BRICS say ready to help IMF fight global crisis

By Walter Brandimarte

WASHINGTON (Reuters) - Major emerging nations on Thursday said they are considering providing money to the International Monetary Fund or other global financial bodies to increase their firepower for fighting financial crises.

Finance ministers of the so-called BRICS nations -- Brazil, Russia, India, China and South Africa -- called for the G20 nations to act swiftly and decisively to ease the euro zone debt crisis, the same way they fought the global financial crisis in 2008.

Their statement underscores a growing concern of major emerging economies about the escalating economic crisis in the developed world. It also highlights a dramatic change of fortune between the two groups of nations, with developing countries offering financial help that could be used to ease the economic crisis of traditional powers.

Failure to act now could turn the debt problems of the euro zone into another global financial crisis that would engulf emerging economies, Brazil's Finance Minister Guido Mantega warned.

"There is a risk that the sovereign debt crisis of some countries becomes another financial crisis," Mantega told reporters in a joint news conference with other BRICS finance ministers and central bank chiefs.

"We eased the 2008 crisis by fast and coordinated actions within the G20. We need to do the same now."

It is not clear how much money the BRICS would provide to multilateral institutions, however. Earlier this month, sources in the Brazilian government told Reuters Mantega would propose the group make billions of dollars available to the IMF.

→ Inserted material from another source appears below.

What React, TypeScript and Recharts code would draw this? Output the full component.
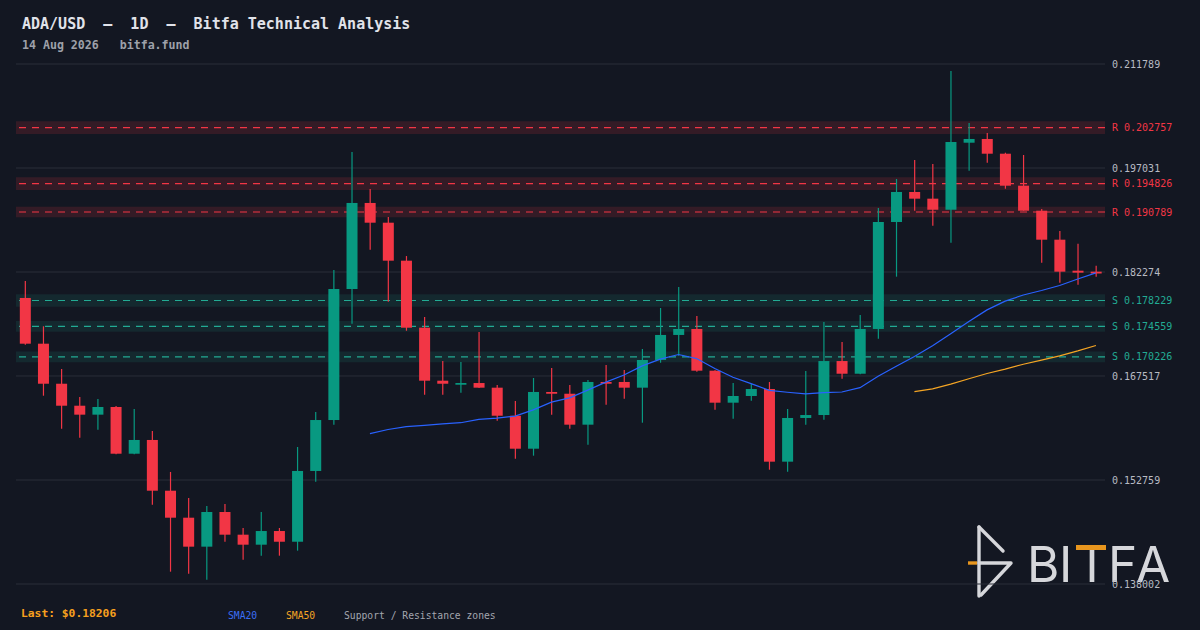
import { ComposedChart, Bar, Line, XAxis, YAxis, CartesianGrid, ReferenceLine, ReferenceArea } from 'recharts';

// daily OHLC
const opens = [
  0.17859, 0.17210, 0.16642, 0.16330, 0.16203, 0.16312, 0.15649, 0.15844, 0.15124, 0.14741,
  0.14330, 0.14822, 0.14500, 0.14358, 0.14552, 0.14400, 0.15404, 0.16127, 0.17986, 0.19207,
  0.18927, 0.18388, 0.17437, 0.16685, 0.16628, 0.16652, 0.16586, 0.16188, 0.15720, 0.16525,
  0.16500, 0.16061, 0.16667, 0.16667, 0.16586, 0.16979, 0.17334, 0.17419, 0.16827, 0.16373,
  0.16468, 0.16567, 0.15536, 0.16156, 0.16198, 0.16964, 0.16784, 0.17419, 0.18937, 0.19363,
  0.19268, 0.19111, 0.20062, 0.20115, 0.19906, 0.19452, 0.19097, 0.18686, 0.18246, 0.18232,
];
const highs = [
  0.18100, 0.17457, 0.16851, 0.16454, 0.16425, 0.16326, 0.16283, 0.15971, 0.15390, 0.15021,
  0.14907, 0.14935, 0.14595, 0.14822, 0.14595, 0.15744, 0.16241, 0.18256, 0.19930, 0.19405,
  0.19008, 0.18454, 0.17589, 0.16964, 0.16950, 0.17376, 0.16624, 0.16397, 0.16723, 0.16865,
  0.16624, 0.16695, 0.16908, 0.16837, 0.17135, 0.17717, 0.18015, 0.17603, 0.16835, 0.16652,
  0.16638, 0.16667, 0.16283, 0.16823, 0.17518, 0.17234, 0.17617, 0.19136, 0.19547, 0.19817,
  0.19760, 0.21080, 0.20342, 0.20200, 0.19920, 0.19888, 0.19121, 0.18809, 0.18629, 0.18317,
];
const lows = [
  0.17196, 0.16472, 0.16004, 0.15876, 0.15990, 0.15640, 0.15640, 0.14925, 0.13975, 0.13946,
  0.13861, 0.14400, 0.14145, 0.14202, 0.14202, 0.14273, 0.15252, 0.16061, 0.17494, 0.18544,
  0.17806, 0.17394, 0.16486, 0.16486, 0.16515, 0.16580, 0.16117, 0.15578, 0.15621, 0.16203,
  0.16004, 0.15777, 0.16344, 0.16430, 0.16089, 0.16940, 0.17040, 0.16813, 0.16274, 0.16146,
  0.16401, 0.15422, 0.15394, 0.16061, 0.16132, 0.16713, 0.16775, 0.17281, 0.18161, 0.19097,
  0.18884, 0.18643, 0.19665, 0.19778, 0.19409, 0.19097, 0.18359, 0.18076, 0.18047, 0.18161,
];
const closes = [
  0.17210, 0.16642, 0.16330, 0.16203, 0.16312, 0.15649, 0.15844, 0.15124, 0.14741, 0.14330,
  0.14822, 0.14500, 0.14358, 0.14552, 0.14400, 0.15404, 0.16127, 0.17986, 0.19207, 0.18927,
  0.18388, 0.17437, 0.16685, 0.16642, 0.16652, 0.16586, 0.16188, 0.15720, 0.16525, 0.16500,
  0.16061, 0.16667, 0.16642, 0.16586, 0.16979, 0.17334, 0.17419, 0.16827, 0.16373, 0.16468,
  0.16567, 0.15536, 0.16156, 0.16198, 0.16964, 0.16784, 0.17419, 0.18937, 0.19363, 0.19268,
  0.19111, 0.20072, 0.20115, 0.19906, 0.19452, 0.19097, 0.18686, 0.18232, 0.18218, 0.18206,
];

const priceTicks = [0.138002, 0.152759, 0.167517, 0.182274, 0.197031, 0.211789];

const resistanceLevels = [0.202757, 0.194826, 0.190789];
const resistanceHalf = [0.0009, 0.0009, 0.00076];
const supportLevels = [0.178229, 0.174559, 0.170226];
const supportHalf = [0.0009, 0.00076, 0.00076];

const UP = '#089981';
const DOWN = '#f23645';
const SUP = '#22ab94';
const BG = '#131722';
const MONO = '"DejaVu Sans Mono", monospace';
const W = 1200;
const H = 630;
const MARGIN = { top: 64, right: 5, bottom: 46, left: 16 };

// simple moving average of the closes
const sma = (n: number, i: number) => {
  if (i < n - 1) return null;
  let s = 0;
  for (let k = i - n + 1; k <= i; k++) s += closes[k];
  return s / n;
};

const data = opens.map((o, i) => ({
  i,
  o,
  h: highs[i],
  l: lows[i],
  c: closes[i],
  sma20: sma(20, i),
  sma50: sma(50, i),
}));

const Candle = (props: any) => {
  const { x, y, width, height, payload } = props;
  if (payload == null) return null;
  const top = Math.min(y, y + height);
  const bot = Math.max(y, y + height);
  const span = payload.h - payload.l || 1e-9;
  const py = (v: number) => top + ((payload.h - v) / span) * (bot - top);
  const up = payload.c >= payload.o;
  const color = up ? UP : DOWN;
  const cx = x + width / 2;
  const bw = 11;
  const y1 = py(Math.max(payload.o, payload.c));
  const y2 = py(Math.min(payload.o, payload.c));
  const bh = Math.max(y2 - y1, 1.6);
  return (
    <g>
      <line x1={cx} x2={cx} y1={top} y2={bot} stroke={color} strokeWidth={1.2} />
      <rect x={cx - bw / 2} y={y1} width={bw} height={bh} fill={color} />
    </g>
  );
};

const Logo = () => (
  <svg width={W} height={H} style={{ position: 'absolute', left: 0, top: 0 }}>
    <g stroke="#d6d7db" strokeWidth={3.4} strokeLinecap="round" strokeLinejoin="round" fill="none">
      <line x1={979} y1={527} x2={979} y2={596} />
      <line x1={979} y1={527} x2={1003} y2={551} />
      <polyline points="979,563 1011,563 981,595" />
    </g>
    <line x1={968} y1={563} x2={977} y2={563} stroke="#e8961e" strokeWidth={3.4} />
    <g fontFamily="Inter, 'Noto Sans', sans-serif" fontSize={49.5} fill="#d6d7db">
      <text x={1027} y={582}>B</text>
      <text x={1059} y={582}>I</text>
      <text x={1076} y={582}>T</text>
      <text x={1108} y={582}>F</text>
      <text x={1136} y={582}>A</text>
    </g>
    <rect x={1076} y={545} width={30} height={5} fill="#e8961e" />
  </svg>
);

const yAxisProps = {
  orientation: 'right' as const,
  width: 90,
  domain: [priceTicks[0], priceTicks[priceTicks.length - 1]],
  ticks: priceTicks,
  allowDataOverflow: true,
  axisLine: false,
  tickLine: false,
  tickSize: 0,
  tickMargin: 7,
};

export default function App() {
  return (
    <div style={{ position: 'fixed', left: 0, top: 0, width: W, height: H, background: BG, overflow: 'hidden' }}>
      <Logo />
      {/* back layer: grid, axis, zones */}
      <div style={{ position: 'absolute', left: 0, top: 0 }}>
        <ComposedChart width={W} height={H} data={data} margin={MARGIN}>
          <CartesianGrid vertical={false} stroke="#2a2e39" />
          <XAxis dataKey="i" hide />
          <YAxis
            {...yAxisProps}
            tick={{ fill: '#b8bbc3', fontSize: 10, fontFamily: MONO }}
            tickFormatter={(v: number) => v.toFixed(6)}
          />
          {resistanceLevels.map((v, k) => (
            <ReferenceArea key={'ra' + k} y1={v - resistanceHalf[k]} y2={v + resistanceHalf[k]} fill={DOWN} fillOpacity={0.15} stroke="none" />
          ))}
          {supportLevels.map((v, k) => (
            <ReferenceArea key={'sa' + k} y1={v - supportHalf[k]} y2={v + supportHalf[k]} fill={SUP} fillOpacity={0.12} stroke="none" />
          ))}
          {resistanceLevels.map((v) => (
            <ReferenceLine
              key={'rl' + v}
              y={v}
              stroke={DOWN}
              strokeWidth={1.2}
              strokeDasharray="7 6"
              label={{ value: `R ${v.toFixed(6)}`, position: 'right', offset: 7, fill: DOWN, fontSize: 10, fontFamily: MONO }}
            />
          ))}
          {supportLevels.map((v) => (
            <ReferenceLine
              key={'sl' + v}
              y={v}
              stroke={SUP}
              strokeWidth={1.2}
              strokeDasharray="7 6"
              label={{ value: `S ${v.toFixed(6)}`, position: 'right', offset: 7, fill: SUP, fontSize: 10, fontFamily: MONO }}
            />
          ))}
        </ComposedChart>
      </div>
      {/* front layer: candles and moving averages */}
      <div style={{ position: 'absolute', left: 0, top: 0 }}>
        <ComposedChart width={W} height={H} data={data} margin={MARGIN}>
          <XAxis dataKey="i" hide />
          <YAxis {...yAxisProps} tick={false} />
          <Line dataKey="sma20" stroke="#2962ff" strokeWidth={1.2} dot={false} type="linear" isAnimationActive={false} />
          <Line dataKey="sma50" stroke="#f5a524" strokeWidth={1.2} dot={false} type="linear" isAnimationActive={false} />
          <Bar dataKey={(d: any) => [d.l, d.h]} shape={<Candle />} isAnimationActive={false} />
        </ComposedChart>
      </div>
      <svg width={W} height={H} style={{ position: 'absolute', left: 0, top: 0, pointerEvents: 'none' }}>
        <text x={22} y={29} fontFamily={MONO} fontSize={15} fontWeight={700} fill="#e1e3ea" xmlSpace="preserve">
          ADA/USD  –  1D  –  Bitfa Technical Analysis
        </text>
        <text x={22} y={49} fontFamily={MONO} fontSize={11.6} fontWeight={700} fill="#9ea1aa" xmlSpace="preserve">
          14 Aug 2026   bitfa.fund
        </text>
        <text x={21} y={617} fontFamily={MONO} fontSize={11.3} fontWeight={700} fill="#f7a01e">
          Last: $0.18206
        </text>
        <text x={228} y={619} fontFamily={MONO} fontSize={9.7} fill="#3b6ef5">SMA20</text>
        <text x={286} y={619} fontFamily={MONO} fontSize={9.7} fill="#f5a524">SMA50</text>
        <text x={344} y={619} fontFamily={MONO} fontSize={9.7} fill="#a3a6af">Support / Resistance zones</text>
      </svg>
    </div>
  );
}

In a statement issued after the meeting, the ministers said financial support would depend on individual country circumstances.

"There is (an) enormous amount of demand for resources at home for poverty reduction, so there is going to be a big, big tension between giving money to a multilateral institution for the purpose of restoring global stability and meeting our own aspirations at home," said India's central bank governor Duvvuri Subbarao.

Another idea vented by Brazil in the past few days, that the BRICS could offer direct aid to crisis-gripped European countries through the purchase of bonds, appears to have gotten little traction in the meeting.

"It didn't go that far," South Africa's Finance Minister Pravin Gordhan told Reuters in an interview.